This can calculate the response of an arbitrary system by using "lsim" code from matlab. Description is here: https://www.mathworks.com/help/control/ref/lsim.html
It is about convolution, which was mentioned before.

One book I found which covers this topic:
https://books.google.de/books?id=wnpTDwAAQBAJ&printsec=frontcover&hl=de

but its quite expensive...

Thanks everyone for his contribution!

matlab code:
=======

clear all;
close all;
clc;

Cap=1e-6;
R1=100;
L=0.01;


s = tf('s');
Z1=R1;
Z2=1/(s*Cap);
Z3=s*L;
%Voltage across R1:
Hs=Z1/(Z1+Z2+Z3);


t = 0:0.00001:0.01;
u = 0.5*(square(t*2*pi*500)+1);
y=lsim(Hs,u,t);
%Calculate current for R1:
y=y/R1;

fig_1=figure(1);
ax_1=axes;
plot(ax_1,t,u)
title('Voltage input')
fig_1.Position = [100,343,560,420];

hold 'on'
yyaxis right
plot(t,y)


pwlps:

--- Quote from: bson on March 15, 2019, 11:30:22 pm ---
--- Quote from: Langer on March 15, 2019, 10:24:42 pm ---Deivding the freq amplitude U by Z sounds reasonable for me

--- End quote ---
Did I miss something important here?  Multiplication in the time domain is equivalent to convolution in the frequency domain and vice versa. In the frequency domain,  I=U*1/Z becomes F(I) = F(U*1/Z) = F(U)**F(1/Z) where ** is the convolution operator.   So instead of dividing Ufft with the impedance, shouldn't you convolve with its reciprocal?  (Of course, is Z is constant rather than Z(w), then F(1/Z) is constant, but then you also have no reactive current.)

--- End quote ---

What you missed is that it is the opposite: here we have convolution in the time domain which is equivalent to multiplication in the frequency domain.  I=U*1/Z  stands for I(f)=U(f)*1/Z(f). 

pwlps:

--- Quote from: rhb on March 16, 2019, 02:23:16 am ---1)  The discrete (sampled) Fourier transform is periodic over [-pi:pi) or [0:2*pi) depending upon your conventions.  The latter is what you actually get out of an FFT.   The negative frequncies appear on the right.
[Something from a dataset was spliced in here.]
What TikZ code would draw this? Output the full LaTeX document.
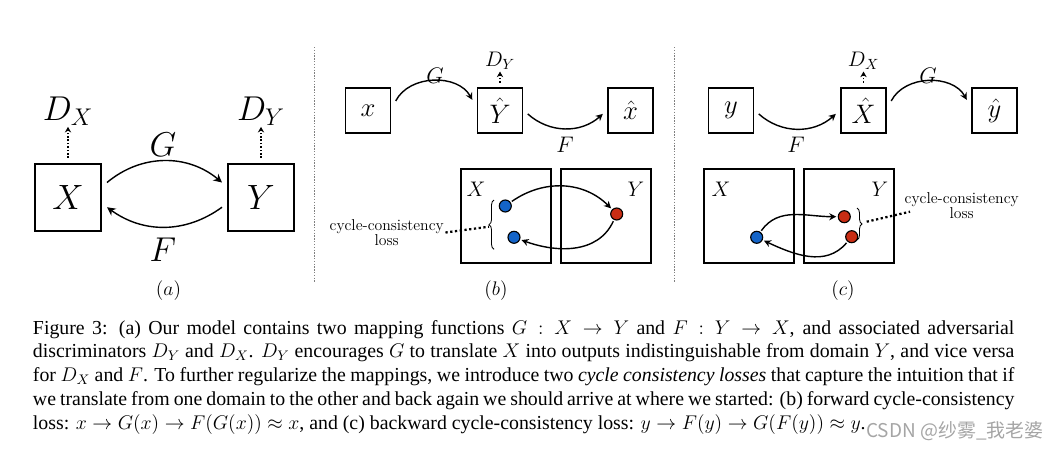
\documentclass[tikz,border=0pt]{standalone}
\usepackage{fix-cm}
\usepackage{amsmath,amssymb}
\usepackage{fontspec}
\newfontfamily\capfont{Liberation Serif}
\newfontfamily\cjkfont{Noto Sans CJK SC}
\usetikzlibrary{arrows.meta, decorations.pathreplacing}
\definecolor{dotblue}{RGB}{20,100,200}
\definecolor{dotred}{RGB}{200,45,20}
\definecolor{markgray}{RGB}{165,165,165}

\begin{document}
\begin{tikzpicture}[x=0.025cm, y=-0.025cm,
		bigbox/.style={draw, line width=1.2pt, minimum width=1.65cm, minimum height=1.675cm, inner sep=0pt, outer sep=0.15cm, font=\fontsize{25}{30}\selectfont},
		smallbox/.style={draw, line width=1.1pt, minimum size=1.125cm, inner sep=0pt, outer sep=0.13cm, font=\fontsize{19}{23}\selectfont},
		dombox/.style={draw, line width=1.1pt, minimum width=2.25cm, minimum height=2.34cm, inner sep=0pt},
		pointdot/.style={circle, draw, line width=0.8pt, minimum size=0.3cm, inner sep=0pt, outer sep=0.05cm},
		gen/.style={-{Stealth[length=5pt, width=5pt]}, line width=1pt},
		disc/.style={-{Stealth[length=4pt, width=4.5pt]}, line width=1.2pt, dash pattern=on 1.2pt off 1.2pt},
		lossline/.style={line width=1.6pt, dash pattern=on 1.6pt off 1.8pt},
		panelsep/.style={gray, line width=0.5pt, dash pattern=on 1pt off 1pt},
		losstext/.style={align=center, inner sep=1pt, font=\fontsize{11.2}{11.2}\selectfont},
		bigfont/.style={font=\fontsize{24.5}{29}\selectfont},
		midfont/.style={font=\fontsize{16}{19}\selectfont},
		subfont/.style={font=\fontsize{15}{18}\selectfont}]
	\useasboundingbox (0,0) rectangle (1060,449);
	
	% (a)
	\node[bigbox] (X) at (68,197.5) {$X$};
	\node[bigbox] (Y) at (261,197.5) {$Y$};
	\node[bigfont, anchor=base, inner sep=1pt] (DX) at (68,120) {$D_X$};
	\node[bigfont, anchor=base, inner sep=1pt] (DY) at (261,120) {$D_Y$};
	\node[bigfont] (Ga) at (163,145) {$G$};
	\node[bigfont] (Fa) at (163,250) {$F$};
	\draw[disc] (X.north) -- (DX.south);
	\draw[disc] (Y.north) -- (DY.south);
	\draw[gen, -{Stealth[length=6pt, width=6pt]}] (X.21) to[bend left=40] (Y.159);
	\draw[gen, -{Stealth[length=6pt, width=6pt]}] (Y.194) to[bend left=36] (X.346);
	\node[font=\fontsize{14}{17}\selectfont] (laba) at (168.5,291) {$(a)$};
	
	\coordinate (s1t) at (314,47);
	\coordinate (s1b) at (314,282);
	\coordinate (s2t) at (674,47);
	\coordinate (s2b) at (674,282);
	\draw[panelsep] (s1t) -- (s1b);
	\draw[panelsep] (s2t) -- (s2b);
	
	% (b)
	\node[smallbox] (xb) at (368,110.5) {$x$};
	\node[smallbox] (Yhb) at (500,110.5) {$\hat{Y}$};
	\node[smallbox] (xhb) at (630.5,110.5) {$\hat{x}$};
	\node[subfont, anchor=base, inner sep=1pt] (DYb) at (500,66.7) {$D_Y$};
	\node[midfont] (Gb) at (435,75.5) {$G$};
	\node[midfont] (Fb) at (565,144.5) {$F$};
	\draw[disc] (Yhb.north) -- (DYb.south);
	\draw[gen] (xb.19) to[bend left=62] (Yhb.159);
	\draw[gen] (Yhb.-7) to[bend right=42] (xhb.187);
	
	\node[dombox] (Xdb) at (506,216) {};
	\node[dombox] (Ydb) at (606,216) {};
	\node[font=\fontsize{15}{18}\selectfont] (Xlb) at (476,189.3) {$X$};
	\node[font=\fontsize{15}{18}\selectfont] (Ylb) at (636,189.3) {$Y$};
	\node[pointdot, fill=dotblue] (b1) at (505.3,206) {};
	\node[pointdot, fill=dotred] (br) at (616.7,214) {};
	\node[pointdot, fill=dotblue] (b2) at (514,237.3) {};
	\draw[gen] (b1) to[out=35, in=135] (br);
	\draw[gen] (br) to[out=-115, in=-20] (b2);
	\coordinate (brb1) at (494,249.3);
	\coordinate (brb2) at (494,200);
	\draw[decorate, decoration={brace, amplitude=0.125cm}, line width=0.6pt] (brb1) -- (brb2);
	\coordinate (tipb) at (489,226.7);
	\node[losstext] (lossb) at (386.7,232.5) {cycle-consistency\\loss};
	\draw[lossline] (lossb.east) -- (tipb);
	\node[font=\fontsize{14}{17}\selectfont] (labb) at (496,291) {$(b)$};
	
	% (c)
	\node[smallbox] (yc) at (731,110.5) {$y$};
	\node[smallbox] (Xhc) at (863.5,110.5) {$\hat{X}$};
	\node[smallbox] (yhc) at (994.5,110.5) {$\hat{y}$};
	\node[subfont, anchor=base, inner sep=1pt] (DXc) at (863.5,66.7) {$D_X$};
	\node[midfont] (Fc) at (796,144.5) {$F$};
	\node[midfont] (Gc) at (928,75.5) {$G$};
	\draw[disc] (Xhc.north) -- (DXc.south);
	\draw[gen] (yc.-7) to[bend right=42] (Xhc.187);
	\draw[gen] (Xhc.19) to[bend left=62] (yhc.159);
	
	\node[dombox] (Xdc) at (749,216) {};
	\node[dombox] (Ydc) at (849,216) {};
	\node[font=\fontsize{15}{18}\selectfont] (Xlc) at (721,189) {$X$};
	\node[font=\fontsize{15}{18}\selectfont] (Ylc) at (880,189) {$Y$};
	\node[pointdot, fill=dotblue] (c1) at (756.7,237.3) {};
	\node[pointdot, fill=dotred] (cr1) at (844.3,216.7) {};
	\node[pointdot, fill=dotred] (cr2) at (851.7,236.7) {};
	\draw[gen] (c1) to[out=55, in=180] (cr1);
	\draw[gen] (cr2) to[out=-130, in=-25] (c1);
	\coordinate (brc1) at (857,208);
	\coordinate (brc2) at (857,240);
	\draw[decorate, decoration={brace, amplitude=0.125cm}, line width=0.6pt] (brc1) -- (brc2);
	\coordinate (tipc) at (866.7,221.7);
	\coordinate (endc) at (910,211.7);
	\node[losstext] (lossc) at (961.7,205.5) {cycle-consistency\\loss};
	\draw[lossline] (tipc) -- (endc);
	\node[font=\fontsize{14}{17}\selectfont] (labc) at (843,291) {$(c)$};
	
	% caption
	\node[anchor=base west, inner sep=0pt, text width=24.53cm, align=justify, font=\capfont\fontsize{14.1}{16.93}\selectfont] (caption) at (32.7,334) {Figure 3: (a) Our model contains two mapping functions $G : X \rightarrow Y$ and $F : Y \rightarrow X$, and associated adversarial\linebreak
		discriminators $D_Y$ and $D_X$. $D_Y$ encourages $G$ to translate $X$ into outputs indistinguishable from domain $Y$, and vice versa\linebreak
		for $D_X$ and $F$. To further regularize the mappings, we introduce two \textit{cycle consistency losses} that capture the intuition that if\linebreak
		we translate from one domain to the other and back again we should arrive at where we started: (b) forward cycle-consistency\linebreak
		loss: $x \rightarrow G(x) \rightarrow F(G(x)) \approx x$, and (c) backward cycle-consistency loss: $y \rightarrow F(y) \rightarrow G(F(y)) \approx y$.};
	\node[anchor=base west, inner sep=0pt, text=markgray, font=\cjkfont\fontsize{13.5}{16}\selectfont] (mark) at (866,437) {CSDN @纱雾\_我老婆};
	
\end{tikzpicture}
\end{document}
2) To make a signal causal, i.e. zero before T0, the imaginary part needs to be the Hilbert transform of the real part.  In the frequency domain the real part is even and the imaginary is odd.  The usual term is the transform is hermitian.  The transform of a hermitian function is pure real and causal.

Compute the FFT of a zero phase (symmetric about T0) function.  The imaginary part will be uniformly zero.  Multiply the negative frequencies by -1, the positive frequencies by 1 and set zero frequency to zero and store that in the imaginary part of the transform.  then inverse transform.  The result will be causal and minimum phase.

--- End quote ---


It is not the signal that should be causal but the transfer function, which is 1/Z here.
Looking at the code it is obviously hermitian :

Xl=i*2*pi*L.*freq;
Xc=-i./(2*pi*Cap*freq);
Z = R+Xl+Xc; 

therefore there is no problem related to causality here. 

One thing to check is the behavior at zero frequency (Z will diverge for freq=0), I actually don't know how Matlab handles infinite values, but even if it handles them there will be a huge numerical artifact unless you somehow cure the singularity.

I don't have Matlab but I checked with an equivalent code under Igor Pro, it works if I prevent Z from going to infinity at zero frequency, for example adding a big resistance in parallel with C. I post the results and the corresponding code in the pictures below. 


More generally,  calculations using the FFT should give the correct result if the boundary conditions are chosen to not to generate artifacts.  As unitedatoms pointed out:


--- Quote from: unitedatoms on March 15, 2019, 10:35:09 pm ---The Fourier does not care about causality. It also does not care about finite span of observed signal. It thinks that signal was repeated over eternity. So to perform closer to intuitive physics, try to do windowing, and also try to shift phase of pulse to some odd angle. And ignore reconstructed "predicted past", ignore negative frequencies etc.

--- End quote ---

therefore it is important to have in mind that if the signal is not the same at start and at end then  you create an artificial discontinuity at t=0.  The same effect of periodicity appears in the simulation I show. The function U(t) is condidered as periodic and here the period of U(t) is 10, U(0)=1 and U returns to 0 at t=3*pi=9.42 which is equivalent to t=9.42-10=-0.58.  Therefore at t=0 there will be a signal reminiscent from the transient at t=-0.58, as seen in the picture of I(t).

rhb:
 If x(0) != x(n) then things get more complicated.  In filtering operation subtracting a linear function, filtering and adding back the linear function has been my normal practice doing fiddly stuff.  For routine work a cosine taper edge is pretty common.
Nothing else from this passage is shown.